A New Home

My mom used to have this saying (it sounds better in Ukrainian), Everywhere is good, but home is best.

I always squirmed uncomfortably when she said it.

Everywhere was my home. As a young girl I strode confidently and alone through strange city streets lined with hookers and sketchy bars, or hiked for hours through dim suburban forests. Just as soon as I was old enough, I got myself a passport and a plane ticket and hitchhiked through Europe with another girl as wild as me.

Home was house arrest. Home was convention, gender restriction and all the subtle spoken and unspoken messages of homophobia. All through those silent TV-lit suburban nights, I dreamed of escape.

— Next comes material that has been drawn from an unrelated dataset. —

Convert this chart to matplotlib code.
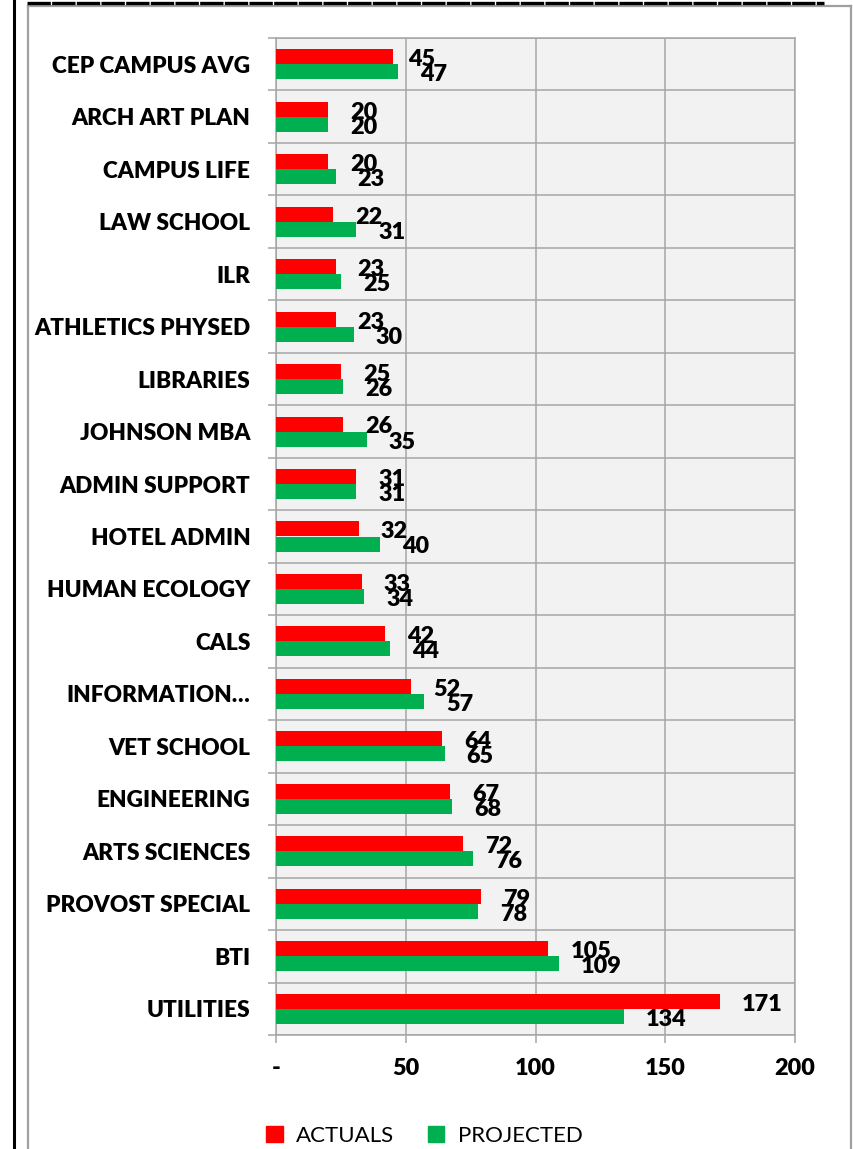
import os
import numpy as np
import matplotlib
matplotlib.use("Agg")
import matplotlib.pyplot as plt
from matplotlib import font_manager
from matplotlib.lines import Line2D
from matplotlib.patches import Patch


def pick_bold_font(candidates):
    # first (family, weight) whose face really resolves to a bold-ish file
    for fam, wt in candidates:
        try:
            path = font_manager.findfont(font_manager.FontProperties(family=fam, weight=wt),
                                         fallback_to_default=False)
        except Exception:
            continue
        name = os.path.basename(path).lower()
        if "semi" in name or "demi" in name or "medium" in name:
            continue
        if "bold" in name or "black" in name or "heavy" in name:
            return fam, wt
    return "DejaVu Sans", "bold"


BOLD_FAM, BOLD_WT = pick_bold_font([("Lato", "heavy"), ("Liberation Sans", "bold"),
                                    ("Open Sans", "bold")])
plt.rcParams['font.family'] = [BOLD_FAM, 'DejaVu Sans']

categories = ["CEP CAMPUS AVG", "ARCH ART PLAN", "CAMPUS LIFE", "LAW SCHOOL", "ILR",
              "ATHLETICS PHYSED", "LIBRARIES", "JOHNSON MBA", "ADMIN SUPPORT",
              "HOTEL ADMIN", "HUMAN ECOLOGY", "CALS", "INFORMATION\u2026",
              "VET SCHOOL", "ENGINEERING", "ARTS SCIENCES", "PROVOST SPECIAL",
              "BTI", "UTILITIES"]
actuals = [45, 20, 20, 22, 23, 23, 25, 26, 31, 32, 33, 42, 52, 64, 67, 72, 79, 105, 171]
projected = [47, 20, 23, 31, 25, 30, 26, 35, 31, 40, 34, 44, 57, 65, 68, 76, 78, 109, 134]
x_ticks = [0, 50, 100, 150, 200]
x_tick_labels = ["-", "50", "100", "150", "200"]

RED = "#ff0000"
GREEN = "#00b050"
GRID = "#a6a6a6"

W, H = 854, 1149
fig = plt.figure(figsize=(W / 100, H / 100), dpi=100)
fig.patch.set_facecolor("white")

# plot area in pixel coords -> figure fractions
left, right, top, bottom = 276, 795, 38, 1035
ax = fig.add_axes([left / W, 1 - bottom / H, (right - left) / W, (bottom - top) / H])
ax.set_facecolor("#f2f2f2")

n = len(categories)
y = np.arange(n)
h = 0.286

ax.barh(y - h / 2, actuals, height=h, color=RED, label="ACTUALS", zorder=3)
ax.barh(y + h / 2, projected, height=h, color=GREEN, label="PROJECTED", zorder=3)

FS = 16.3

# value labels, left aligned just past each bar end
lbl_font = dict(fontsize=16.8, fontweight=BOLD_WT, color="black", ha="left", va="baseline")
nudge = {("a", 0): -4.5}
for i in range(n):
    dx = 15.8 + nudge.get(("a", i), 0)
    ax.annotate(str(actuals[i]), (actuals[i], y[i] - h / 2), xytext=(dx, -6.8),
                textcoords="offset points", zorder=4, **lbl_font)
    dx = 15.8 + nudge.get(("p", i), 0)
    ax.annotate(str(projected[i]), (projected[i], y[i] + h / 2), xytext=(dx, -6.8),
                textcoords="offset points", zorder=4, **lbl_font)

ax.set_xlim(0, 200)
ax.set_ylim(n - 0.5, -0.5)

ax.set_xticks(x_ticks)
ax.set_xticklabels(x_tick_labels, fontsize=16.8, fontweight=BOLD_WT)
ax.set_yticks(y)
ax.set_yticklabels(categories, fontsize=FS, fontweight=BOLD_WT)
ax.set_yticks(np.arange(-0.5, n, 1.0), minor=True)

ax.tick_params(axis="y", which="major", length=0, pad=18.5)
ax.tick_params(axis="y", which="minor", length=5.8, width=1.1, color=GRID, direction="out")
ax.tick_params(axis="x", which="major", length=5.8, width=1.1, color=GRID, direction="out", pad=10.5)

ax.grid(axis="x", which="major", color=GRID, linewidth=1.1, zorder=1)
ax.grid(axis="y", which="minor", color=GRID, linewidth=1.1, zorder=1)
ax.set_axisbelow(True)
for s in ax.spines.values():
    s.set_color(GRID)
    s.set_linewidth(1.1)

handles = [Patch(color=RED), Patch(color=GREEN)]
fig.legend(handles, ["ACTUALS", "PROJECTED"], loc="center", bbox_to_anchor=(0.497, 1 - 1136 / H),
           ncol=2, frameon=False, prop={"size": 16, "weight": "normal"}, handlelength=0.75,
           handleheight=0.75, handletextpad=0.6, columnspacing=1.5)

# page decorations: grey chart frame, black left rule and top rule
def fx(px):
    return px / W

def fy(py):
    return 1 - py / H

frame_kw = dict(color="#a0a0a0", linewidth=1.6, transform=fig.transFigure)
fig.add_artist(Line2D([fx(28), fx(28)], [fy(6), fy(1160)], **frame_kw))
fig.add_artist(Line2D([fx(28), fx(851)], [fy(6), fy(6)], **frame_kw))
fig.add_artist(Line2D([fx(851), fx(851)], [fy(6), fy(1160)], **frame_kw))
fig.add_artist(Line2D([fx(14), fx(14)], [fy(0), fy(1149)], color="black", linewidth=2.2,
                      transform=fig.transFigure))
fig.add_artist(Line2D([fx(27), fx(824)], [fy(2.5), fy(2.5)], color="black", linewidth=2.4,
                      dashes=(7, 0.4), transform=fig.transFigure))

fig.savefig("out.png", dpi=100)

But home also contained the comforts of tradition: my mother’s borscht, my father’s kasha and the paintings of cossacks and Ukrainian villages that covered the walls. Daughter of immigrants, heir of long, traumatic histories and unending stories of colonization, I sensed home’s uneasy meanings for my parents and grandparents, too.

In short, home was confusing, confounding. It only made sense to leave.

Like an orphan, I traveled the country and the world. During my adult life I moved eighteen times. My existence was made richer, and more difficult. There was no physical home. Home was my friends, my art. My lovers. And whatever shabby apartment I could make beautiful with rugs and pottery and the smell of new recipes, spiced with the delicious aromas of liberation.

Ten days ago, I moved into a new house. For the first time, I own a home. I live in a new neighbourhood: different trees, strange neighbours. I feel like I’m starting all over with the meanings of home, learning to read that word all over again. Home is stress. Home is pleasure. Home is independence. Home is privilege. Home. Is. Strange.

Like a new lover, I can spend hours gazing at this house, loving it, making it mine. It is a needy lover indeed. Money seems to flow directly from my account into the coffers of Home Depot. I have had to learn a new vocabulary. Mortgage. Amortization. Premium. And all the mysteries of heating, plumbing, and garbage vs. recycling day.

Because or in spite of this, I have been cooking up a storm. My hands crave the simple logic of recipes, the familiarity of baking tins, the plainness of eggs, butter, and flour.

The first thing I baked in my new home was banana bread. The walls were bare, and boxes, not furniture filled the living room. A bird tapped insistently at the bare window of the bedroom upstairs. But once the perfume of baking filled the house, I knew I was contingently, warily, reluctantly, proudly – home.

I packed that banana bread into a plastic container and went back to my old neighbourhood (which I miss terribly). I knocked on my Ukrainian neighbour, 86-year-old Kataryna’s door. She smiled widely when she saw me. Her eyes filled with watery light. I realized she thought she’d ever see me again.

Home is still here, and there.

3 Comments

  1. Marusya … Congratulations!! Every time I look around my modest home, I feel gratitude. I hope that feeling stays with you, too.